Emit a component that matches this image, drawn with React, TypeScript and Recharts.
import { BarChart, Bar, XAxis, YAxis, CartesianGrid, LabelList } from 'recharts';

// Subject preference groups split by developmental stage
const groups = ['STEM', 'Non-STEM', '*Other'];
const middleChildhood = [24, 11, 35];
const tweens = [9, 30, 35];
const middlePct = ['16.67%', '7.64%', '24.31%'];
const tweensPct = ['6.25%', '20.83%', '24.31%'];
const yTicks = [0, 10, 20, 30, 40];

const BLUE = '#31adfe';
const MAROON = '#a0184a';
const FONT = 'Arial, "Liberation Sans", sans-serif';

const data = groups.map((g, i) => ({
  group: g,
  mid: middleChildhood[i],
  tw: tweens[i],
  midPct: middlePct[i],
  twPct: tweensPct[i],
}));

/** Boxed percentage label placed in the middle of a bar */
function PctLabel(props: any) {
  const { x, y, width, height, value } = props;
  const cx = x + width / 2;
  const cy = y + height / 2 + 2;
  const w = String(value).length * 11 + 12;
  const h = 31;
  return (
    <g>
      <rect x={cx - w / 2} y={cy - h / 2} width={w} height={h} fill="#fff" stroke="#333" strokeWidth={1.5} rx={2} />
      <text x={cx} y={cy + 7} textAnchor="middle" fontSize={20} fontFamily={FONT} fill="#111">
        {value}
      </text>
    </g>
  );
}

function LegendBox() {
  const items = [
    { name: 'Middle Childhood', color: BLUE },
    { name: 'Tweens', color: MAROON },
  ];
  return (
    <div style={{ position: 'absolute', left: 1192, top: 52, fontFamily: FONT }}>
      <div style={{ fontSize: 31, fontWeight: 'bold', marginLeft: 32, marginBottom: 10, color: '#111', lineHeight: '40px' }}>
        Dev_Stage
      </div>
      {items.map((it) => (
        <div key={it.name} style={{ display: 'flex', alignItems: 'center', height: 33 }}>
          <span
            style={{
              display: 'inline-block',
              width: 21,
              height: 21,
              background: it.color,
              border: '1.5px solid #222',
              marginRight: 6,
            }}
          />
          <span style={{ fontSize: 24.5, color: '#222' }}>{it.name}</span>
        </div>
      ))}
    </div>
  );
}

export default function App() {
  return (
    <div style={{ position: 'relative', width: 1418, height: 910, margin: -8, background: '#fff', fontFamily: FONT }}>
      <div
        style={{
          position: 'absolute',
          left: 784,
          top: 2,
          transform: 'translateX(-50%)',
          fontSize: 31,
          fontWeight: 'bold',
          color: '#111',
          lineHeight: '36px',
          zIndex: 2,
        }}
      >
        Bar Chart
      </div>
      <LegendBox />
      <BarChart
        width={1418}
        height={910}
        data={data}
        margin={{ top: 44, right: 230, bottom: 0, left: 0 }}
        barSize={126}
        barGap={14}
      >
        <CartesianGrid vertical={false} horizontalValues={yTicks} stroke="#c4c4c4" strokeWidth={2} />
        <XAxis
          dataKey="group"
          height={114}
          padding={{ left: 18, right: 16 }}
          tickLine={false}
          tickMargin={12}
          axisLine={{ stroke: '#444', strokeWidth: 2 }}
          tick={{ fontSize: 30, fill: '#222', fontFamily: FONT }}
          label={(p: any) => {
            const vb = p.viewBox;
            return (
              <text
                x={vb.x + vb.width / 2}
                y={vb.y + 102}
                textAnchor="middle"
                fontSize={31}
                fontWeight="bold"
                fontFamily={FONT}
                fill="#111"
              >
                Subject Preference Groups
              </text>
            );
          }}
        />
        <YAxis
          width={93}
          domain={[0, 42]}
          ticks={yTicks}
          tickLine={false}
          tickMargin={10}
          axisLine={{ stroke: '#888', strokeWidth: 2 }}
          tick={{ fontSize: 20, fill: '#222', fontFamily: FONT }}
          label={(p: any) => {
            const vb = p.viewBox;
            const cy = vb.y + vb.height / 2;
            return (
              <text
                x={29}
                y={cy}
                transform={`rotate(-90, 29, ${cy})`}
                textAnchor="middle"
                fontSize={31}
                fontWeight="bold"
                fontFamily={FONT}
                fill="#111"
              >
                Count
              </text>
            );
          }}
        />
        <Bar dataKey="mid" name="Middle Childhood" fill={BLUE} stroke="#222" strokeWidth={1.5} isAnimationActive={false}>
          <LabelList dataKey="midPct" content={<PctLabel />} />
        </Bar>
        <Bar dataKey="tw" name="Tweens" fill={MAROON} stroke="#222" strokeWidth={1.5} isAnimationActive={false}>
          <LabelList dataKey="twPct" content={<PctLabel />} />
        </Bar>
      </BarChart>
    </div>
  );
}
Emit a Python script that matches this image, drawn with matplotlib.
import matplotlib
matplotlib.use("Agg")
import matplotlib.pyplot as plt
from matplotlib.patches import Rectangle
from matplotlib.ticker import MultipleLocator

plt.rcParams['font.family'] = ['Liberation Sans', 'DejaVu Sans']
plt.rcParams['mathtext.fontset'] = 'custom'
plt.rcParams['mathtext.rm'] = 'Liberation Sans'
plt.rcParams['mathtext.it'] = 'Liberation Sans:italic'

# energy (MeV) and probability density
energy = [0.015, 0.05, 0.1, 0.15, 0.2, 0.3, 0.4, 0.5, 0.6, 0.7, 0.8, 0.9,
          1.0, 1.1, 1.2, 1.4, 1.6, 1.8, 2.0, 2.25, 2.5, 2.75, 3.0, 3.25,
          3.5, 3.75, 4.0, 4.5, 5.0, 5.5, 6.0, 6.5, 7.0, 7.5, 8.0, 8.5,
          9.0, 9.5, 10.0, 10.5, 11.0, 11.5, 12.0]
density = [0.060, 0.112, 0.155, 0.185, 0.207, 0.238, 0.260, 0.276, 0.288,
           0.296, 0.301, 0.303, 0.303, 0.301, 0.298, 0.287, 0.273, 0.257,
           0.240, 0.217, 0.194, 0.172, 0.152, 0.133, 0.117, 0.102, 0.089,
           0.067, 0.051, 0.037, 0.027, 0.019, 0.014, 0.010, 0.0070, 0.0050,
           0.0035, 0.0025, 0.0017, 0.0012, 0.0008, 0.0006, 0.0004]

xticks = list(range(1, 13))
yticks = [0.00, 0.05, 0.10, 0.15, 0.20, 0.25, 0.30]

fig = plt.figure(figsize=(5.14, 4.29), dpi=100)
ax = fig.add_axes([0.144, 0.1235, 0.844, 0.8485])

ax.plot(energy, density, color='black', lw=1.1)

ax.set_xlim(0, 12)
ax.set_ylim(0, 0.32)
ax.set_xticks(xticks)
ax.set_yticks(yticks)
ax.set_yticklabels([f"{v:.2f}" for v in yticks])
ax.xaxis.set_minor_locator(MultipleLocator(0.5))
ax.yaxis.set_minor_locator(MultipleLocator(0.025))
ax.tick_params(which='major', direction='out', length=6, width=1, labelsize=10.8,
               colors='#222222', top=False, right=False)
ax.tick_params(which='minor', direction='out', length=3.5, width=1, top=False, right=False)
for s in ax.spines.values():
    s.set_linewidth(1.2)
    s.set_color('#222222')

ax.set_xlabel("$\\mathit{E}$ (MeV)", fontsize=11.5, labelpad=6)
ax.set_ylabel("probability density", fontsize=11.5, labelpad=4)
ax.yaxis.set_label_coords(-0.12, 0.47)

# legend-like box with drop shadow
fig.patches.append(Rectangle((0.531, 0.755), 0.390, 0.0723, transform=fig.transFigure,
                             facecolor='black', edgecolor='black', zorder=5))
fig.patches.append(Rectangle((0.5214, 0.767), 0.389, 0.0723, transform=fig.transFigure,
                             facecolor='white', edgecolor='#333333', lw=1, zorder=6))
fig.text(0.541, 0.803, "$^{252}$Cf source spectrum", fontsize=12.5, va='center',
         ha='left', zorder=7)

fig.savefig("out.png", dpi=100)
□ □ □ □ □ □ □
Pull every line containing "matplotlib" out of the data above.

* OUTPUT FOR THIS EXERCISE *
Emit a Python script that matches this image, drawn with matplotlib.
import matplotlib
matplotlib.use("Agg")
import matplotlib.pyplot as plt
from matplotlib.patches import Rectangle
from matplotlib.ticker import MultipleLocator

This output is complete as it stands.